12 de abril de 2011

Escucho llover


Desprovisto de toda gracia para el baile como estoy, gocé mucho cuando un amigo definió mis actitudes kinéticas en salas públicas y en salones privados con esta sentencia: "Más ritmo tiene un agüacero".

Quizá más grato sea pensar que el agua baila sobre los techos y las calles, aunque viéndolo bien se trataría de un lugar común, como aquellos que la lluvia avasalla sin pausa. En todo caso, hoy quiero escuchar esa extraña sinfonía del llover abriendo mi ventana, intuyendo que la gente sin paraguas corre tras el bus de última hora o se apiña en el escampadero de la esquina (donde los panaderos venidos de Santuario o de Otraparte se proclaman los reyes de la harina y los dueños del techo del Mundo). O sospechando obreros que fatigan sus pedales en busca de otra y otra y otra calle, mientras que autos siniestros empapan de fango sus hambres. O asomándome debajo de algún puente cuyas faldas besan ahora las aguas de negra empalizada.
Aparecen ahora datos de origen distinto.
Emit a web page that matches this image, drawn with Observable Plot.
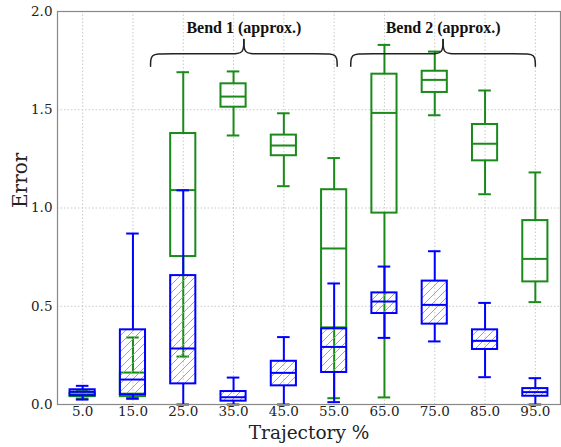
<!DOCTYPE html>
<html>
<head>
<meta charset="utf-8">
<script src="https://cdn.jsdelivr.net/npm/d3@7"></script>
<script src="https://cdn.jsdelivr.net/npm/@observablehq/plot@0.6"></script>
<style>
  html, body { margin: 0; padding: 0; background: #fff; }
</style>
</head>
<body>
<div id="chart"></div>
<script>
// Trajectory positions (percent along the path)
const trajectory = [5, 15, 25, 35, 45, 55, 65, 75, 85, 95];

// Hatched (blue) series: whisker low, Q1, median, Q3, whisker high
const blueLow  = [0.025, 0.029, 0.000, 0.000, 0.000, 0.012, 0.339, 0.321, 0.139, 0.000];
const blueQ1   = [0.045, 0.049, 0.105, 0.017, 0.095, 0.163, 0.463, 0.409, 0.280, 0.042];
const blueMed  = [0.065, 0.127, 0.285, 0.037, 0.161, 0.293, 0.524, 0.507, 0.324, 0.063];
const blueQ3   = [0.075, 0.380, 0.656, 0.066, 0.220, 0.385, 0.568, 0.628, 0.380, 0.081];
const blueHigh = [0.095, 0.870, 1.090, 0.137, 0.343, 0.616, 0.702, 0.780, 0.517, 0.134];

// Open (green) series
const greenLow  = [0.030, 0.035, 0.244, 1.369, 1.111, 0.032, 0.036, 1.472, 1.070, 0.521];
const greenQ1   = [0.040, 0.040, 0.753, 1.513, 1.266, 0.390, 0.974, 1.588, 1.240, 0.624];
const greenMed  = [0.050, 0.055, 1.091, 1.567, 1.318, 0.794, 1.484, 1.652, 1.327, 0.741];
const greenQ3   = [0.058, 0.160, 1.379, 1.632, 1.371, 1.093, 1.681, 1.696, 1.425, 0.936];
const greenHigh = [0.068, 0.341, 1.691, 1.695, 1.482, 1.254, 1.830, 1.796, 1.598, 1.181];

// Tick values
const xTicks = [5, 15, 25, 35, 45, 55, 65, 75, 85, 95];
const yTicks = [0, 0.5, 1, 1.5, 2];

// Bracketed annotations above the plot
const braceLabels = ["Bend 1 (approx.)", "Bend 2 (approx.)"];
const braceStart  = [18.5, 58.3];
const braceEnd    = [55.6, 95.0];

const BLUE = "#0000ff";
const GREEN = "#1a8a1a";
const boxHalf = 2.5;   // half of box width in x units
const capHalf = 1.25;  // half of whisker cap width

function series(low, q1, med, q3, high) {
  return trajectory.map((t, i) => ({t, low: low[i], q1: q1[i], med: med[i], q3: q3[i], high: high[i]}));
}
const blue = series(blueLow, blueQ1, blueMed, blueQ3, blueHigh);
const green = series(greenLow, greenQ1, greenMed, greenQ3, greenHigh);

function boxMarks(data, color, fill) {
  const sw = 2;
  return [
    Plot.ruleX(data, {x: "t", y1: "low", y2: "q1", stroke: color, strokeWidth: sw}),
    Plot.ruleX(data, {x: "t", y1: "q3", y2: "high", stroke: color, strokeWidth: sw}),
    Plot.ruleY(data, {y: "low", x1: d => d.t - capHalf, x2: d => d.t + capHalf, stroke: color, strokeWidth: sw}),
    Plot.ruleY(data, {y: "high", x1: d => d.t - capHalf, x2: d => d.t + capHalf, stroke: color, strokeWidth: sw}),
    Plot.rect(data, {x1: d => d.t - boxHalf, x2: d => d.t + boxHalf, y1: "q1", y2: "q3",
      fill, stroke: color, strokeWidth: sw}),
    Plot.ruleY(data, {y: "med", x1: d => d.t - boxHalf, x2: d => d.t + boxHalf, stroke: color, strokeWidth: sw})
  ];
}

// Curly brace outline: two halves meeting at an upward tip
const yEnd = 1.722, yFlat = 1.785, yTip = 1.857;
const bracePts = [];
braceStart.forEach((x0, i) => {
  const x1 = braceEnd[i], xm = (x0 + x1) / 2;
  const d = 2.6, d2 = 2.2;
  const left = [[x0, yEnd], [x0, yFlat], [x0 + d, yFlat], [xm - d2, yFlat], [xm, yFlat], [xm, yTip]];
  const right = [[x1, yEnd], [x1, yFlat], [x1 - d, yFlat], [xm + d2, yFlat], [xm, yFlat], [xm, yTip]];
  left.forEach(([x, y]) => bracePts.push({x, y, z: i + "L"}));
  right.forEach(([x, y]) => bracePts.push({x, y, z: i + "R"}));
});
const braceText = braceLabels.map((label, i) => ({label, x: (braceStart[i] + braceEnd[i]) / 2}));

const chart = Plot.plot({
  width: 561,
  height: 447,
  marginLeft: 57,
  marginRight: 1,
  marginTop: 11,
  marginBottom: 43,
  style: {fontFamily: "'DejaVu Serif', serif", fontSize: "13.5px", color: "#222", background: "#fff"},
  x: {domain: [0, 100], ticks: xTicks, tickFormat: d => d.toFixed(1), tickSize: 0, tickPadding: 2, label: null},
  y: {domain: [0, 2], ticks: yTicks, tickFormat: d => d.toFixed(1), tickSize: 0, tickPadding: 5, label: null},
  marks: [
    Plot.ruleX(xTicks, {stroke: "#c8c8c8", strokeDasharray: "1.5,2"}),
    Plot.ruleY(yTicks, {stroke: "#c8c8c8", strokeDasharray: "1.5,2"}),
    ...boxMarks(green, GREEN, "none"),
    ...boxMarks(blue, BLUE, "url(#hatch)"),
    Plot.line(bracePts, {x: "x", y: "y", z: "z", curve: "basis", stroke: "#222", strokeWidth: 1.5}),
    Plot.text(braceText, {x: "x", y: 1.893, text: "label", lineAnchor: "bottom",
      fontFamily: "'Liberation Serif', 'Times New Roman', serif", fontWeight: "bold", fontSize: 16, fill: "#111"}),
    Plot.frame({stroke: "#888", strokeWidth: 1.2}),
    Plot.text(["Trajectory %"], {frameAnchor: "bottom", dy: 34, fontSize: 18.5, fill: "#222"}),
    Plot.text(["Error"], {frameAnchor: "left", dx: -37, rotate: -90, fontSize: 20, fill: "#222"})
  ]
});

// Diagonal hatch used by the blue boxes
const defs = d3.select(chart).insert("defs", ":first-child");
const pat = defs.append("pattern")
  .attr("id", "hatch")
  .attr("patternUnits", "userSpaceOnUse")
  .attr("width", 8)
  .attr("height", 8);
pat.append("path")
  .attr("d", "M-2,2 L2,-2 M0,8 L8,0 M6,10 L10,6")
  .attr("stroke", "#9090ee")
  .attr("stroke-width", 0.9);

document.getElementById("chart").appendChild(chart);
</script>
</body>
</html>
Hombrecillos amarillos resfriados de antemano


Taxis marchando a fuego lento


Dos niñas que se besan en la esquina, sin abrigos, con dolor


Un anciano con el pan y el tiempo bajo su sombrilla


La pareja, el perro, la disputa


Escucho llover la lluvia sin otra partitura que la escrita por la noche, parturienta en cuyas manos toda compañía se aborta.